A master's degree in educational technology, instructional design, curriculum and instruction, or educational leadership is standard. Some positions accept a master's in a related field combined with substantial practical experience. ISTE (International Society for Technology in Education) certification is the field's most recognized credential and signals current professional engagement. For K-12 roles, state educator certification or administrator licensure may be required depending on the state.
How is AI changing this role specifically?
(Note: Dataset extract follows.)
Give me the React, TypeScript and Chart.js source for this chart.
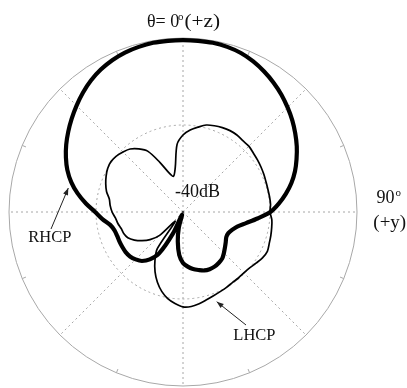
import React, { useEffect, useRef } from "react";
import { Chart, registerables } from "chart.js";

Chart.register(...registerables);

// polar angle theta (degrees, clockwise from +z at the top)
const thetaDeg = [
  "0", "5", "10", "15", "20", "25", "30", "35", "40", "45", "50", "55",
  "60", "65", "70", "75", "80", "85", "90", "95", "100", "105", "110", "115",
  "120", "125", "130", "135", "140", "145", "150", "155", "160", "165", "170", "175",
  "180", "185", "190", "195", "200", "205", "210", "215", "220", "225", "230", "235",
  "240", "245", "250", "255", "260", "265", "270", "275", "280", "285", "290", "295",
  "300", "305", "310", "315", "320", "325", "330", "335", "340", "345", "350", "355",
];

// RHCP gain (dB)
const rhcpDb = [
  -0.5, -0.5, -0.5, -0.7, -1.1, -1.8, -2.7, -3.7, -4.8, -6.0, -7.2, -8.5,
  -9.8, -11.2, -12.6, -14.2, -16.0, -17.9, -19.9, -22.8, -25.3, -27.1, -28.0, -28.5,
  -28.5, -28.0, -27.4, -26.7, -26.0, -25.7, -25.5, -25.5, -25.7, -26.2, -26.7, -27.4,
  -28.3, -30.1, -33.1, -36.3, -39.3, -34.5, -29.0, -26.7, -25.3, -24.6, -24.1, -23.9,
  -23.9, -23.9, -23.9, -23.7, -23.0, -21.4, -19.8, -17.6, -15.4, -13.4, -11.7, -10.3,
  -9.0, -7.8, -6.6, -5.4, -4.2, -3.1, -2.2, -1.5, -1.0, -0.7, -0.5, -0.5,
];

// LHCP gain (dB)
const lhcpDb = [
  -22.3, -21.1, -20.2, -19.3, -18.9, -18.6, -18.4, -18.4, -18.6, -18.6, -18.9, -19.1,
  -19.3, -19.5, -19.7, -19.8, -19.8, -19.8, -20.0, -19.5, -19.3, -19.1, -18.9, -18.6,
  -18.9, -19.5, -20.0, -20.2, -20.2, -20.2, -20.0, -19.8, -19.5, -19.1, -18.6, -18.2,
  -18.2, -18.9, -19.8, -21.1, -22.8, -24.8, -27.1, -29.7, -37.2, -32.4, -30.1, -28.5,
  -27.1, -26.0, -25.5, -25.3, -24.8, -24.4, -23.7, -23.2, -22.8, -21.8, -21.1, -20.5,
  -20.0, -19.8, -20.0, -20.5, -21.1, -22.3, -23.9, -27.4, -30.3, -31.5, -29.7, -24.4,
];

// radial rings (dB)
const ringDb = [-40, -20, 0];

const SERIF = '"Liberation Serif", "Times New Roman", serif';

const decorPlugin = {
  id: "decor",
  beforeDatasetsDraw(chart: any) {
    const s = chart.scales.r;
    const ctx = chart.ctx;
    const cx = s.xCenter;
    const cy = s.yCenter;
    const R = s.drawingArea;
    ctx.save();
    ctx.strokeStyle = "#a8a8a8";
    ctx.lineWidth = 1;
    for (let k = 0; k < 8; k++) {
      const a = ((22.5 + 45 * k - 90) * Math.PI) / 180;
      ctx.beginPath();
      ctx.moveTo(cx + (R - 4) * Math.cos(a), cy + (R - 4) * Math.sin(a));
      ctx.lineTo(cx + R * Math.cos(a), cy + R * Math.sin(a));
      ctx.stroke();
    }
    ctx.fillStyle = "#444";
    ctx.fillRect(cx - 1, cy - 1, 2, 2);
    ctx.restore();
  },
  afterDraw(chart: any) {
    const ctx = chart.ctx;
    ctx.save();
    ctx.fillStyle = "#111";
    ctx.textBaseline = "alphabetic";
    ctx.textAlign = "left";

    // title
    ctx.font = `18px ${SERIF}`;
    ctx.fillText("\u03b8= 0", 147, 27);
    ctx.font = `11px ${SERIF}`;
    ctx.fillText("o", 178, 19.5);
    ctx.save();
    ctx.translate(184.5, 27);
    ctx.scale(1.18, 1);
    ctx.font = `18px ${SERIF}`;
    ctx.fillText("(+z)", 0, 0);
    ctx.restore();

    // center label
    ctx.font = `18px ${SERIF}`;
    ctx.fillText("-40dB", 175, 196.5);

    // 90 deg label
    ctx.font = `18px ${SERIF}`;
    ctx.fillText("90", 376.5, 203.3);
    ctx.font = `11px ${SERIF}`;
    ctx.fillText("o", 395.5, 196);
    ctx.font = `19px ${SERIF}`;
    ctx.fillText("(+y)", 373.3, 228);

    // series labels
    ctx.font = `16.5px ${SERIF}`;
    ctx.fillText("RHCP", 28.3, 241.7);
    ctx.fillText("LHCP", 233.3, 340);

    const arrow = (x1: number, y1: number, x2: number, y2: number) => {
      ctx.strokeStyle = "#222";
      ctx.lineWidth = 1;
      ctx.beginPath();
      ctx.moveTo(x1, y1);
      ctx.lineTo(x2, y2);
      ctx.stroke();
      const a = Math.atan2(y2 - y1, x2 - x1);
      const L = 7;
      const W = 2.6;
      ctx.fillStyle = "#222";
      ctx.beginPath();
      ctx.moveTo(x2, y2);
      ctx.lineTo(x2 - L * Math.cos(a) + W * Math.sin(a), y2 - L * Math.sin(a) - W * Math.cos(a));
      ctx.lineTo(x2 - L * Math.cos(a) - W * Math.sin(a), y2 - L * Math.sin(a) + W * Math.cos(a));
      ctx.closePath();
      ctx.fill();
    };
    arrow(51, 229, 68.3, 188);
    arrow(246, 325, 216.7, 301.7);
    ctx.restore();
  },
};

export default function App() {
  const canvasRef = useRef<HTMLCanvasElement | null>(null);

  useEffect(() => {
    if (!canvasRef.current) return;
    const chart = new Chart(canvasRef.current, {
      type: "radar",
      data: {
        labels: thetaDeg,
        datasets: [
          {
            label: "RHCP",
            data: rhcpDb,
            borderColor: "#000",
            backgroundColor: "rgba(0,0,0,0)",
            borderWidth: 4.2,
            pointRadius: 0,
            pointHoverRadius: 0,
            fill: false,
            tension: 0.3,
          },
          {
            label: "LHCP",
            data: lhcpDb,
            borderColor: "#000",
            backgroundColor: "rgba(0,0,0,0)",
            borderWidth: 1.7,
            pointRadius: 0,
            pointHoverRadius: 0,
            fill: false,
            tension: 0.3,
          },
        ],
      },
      options: {
        responsive: false,
        animation: false,
        devicePixelRatio: 1,
        layout: { padding: { left: 9, top: 38, right: 50, bottom: 2 } },
        plugins: {
          legend: { display: false },
          tooltip: { enabled: false },
        },
        elements: { line: { capBezierPoints: false } },
        scales: {
          r: {
            min: ringDb[0],
            max: ringDb[ringDb.length - 1],
            startAngle: 0,
            ticks: { display: false, stepSize: ringDb[1] - ringDb[0] },
            pointLabels: { display: false },
            grid: {
              circular: true,
              color: (c: any) =>
                c.index === 0 ? "rgba(0,0,0,0)" : c.index === 1 ? "#a6a6a6" : "#a8a8a8",
              lineWidth: (c: any) => (c.index === 0 ? 0 : 1),
            },
            border: {
              dash: (c: any) => (c.index === 1 ? [2, 3] : []),
            },
            angleLines: {
              display: true,
              color: (c: any) => (c.index % 9 === 0 ? "#a6a6a6" : "rgba(0,0,0,0)"),
              lineWidth: (c: any) => (c.index % 9 === 0 ? 1 : 0),
              borderDash: [2, 3],
            },
          },
        },
      },
      plugins: [decorPlugin],
    } as any);
    return () => chart.destroy();
  }, []);

  return (
    <div style={{ position: "absolute", left: 0, top: 0, width: 407, height: 388, background: "#fff" }}>
      <canvas ref={canvasRef} width={407} height={388} style={{ display: "block" }} />
    </div>
  );
}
This is the central question facing directors of educational technology right now. AI tutoring tools, writing assistants, and content generation platforms are proliferating faster than most institutions' policy frameworks can accommodate. Directors are being asked to evaluate which AI tools are educationally sound versus counterproductive, develop guidelines for student and faculty use, manage vendor claims that often outpace evidence, and help educators think through how to design learning experiences that remain meaningful when AI can complete many traditional assignments. It's the most consequential technology decision-making challenge the field has faced.
What is COPPA and why does it matter for educational technology?
The Children's Online Privacy Protection Act (COPPA) restricts the collection of personal data from children under 13 without parental consent. For educational technology directors, COPPA compliance means carefully vetting vendor data collection practices before deploying any tool with students under 13. Most states have also passed student data privacy laws with requirements that go beyond federal minimums. Directors who are not managing vendor agreements and data use policies against these standards are creating real legal risk for their institutions.
How do educational technology directors handle teachers who resist technology adoption?
The most common mistake is framing the problem as a technology deficiency — teachers who resist aren't necessarily behind; they may have valid questions about whether a given tool is worth the disruption to established practice. Directors who start by understanding what teachers are trying to accomplish instructionally, then show how specific tools can make that more effective, have more success than those who push tools first. Choice within a framework, peer modeling, and protected time for experimentation also reduce resistance significantly.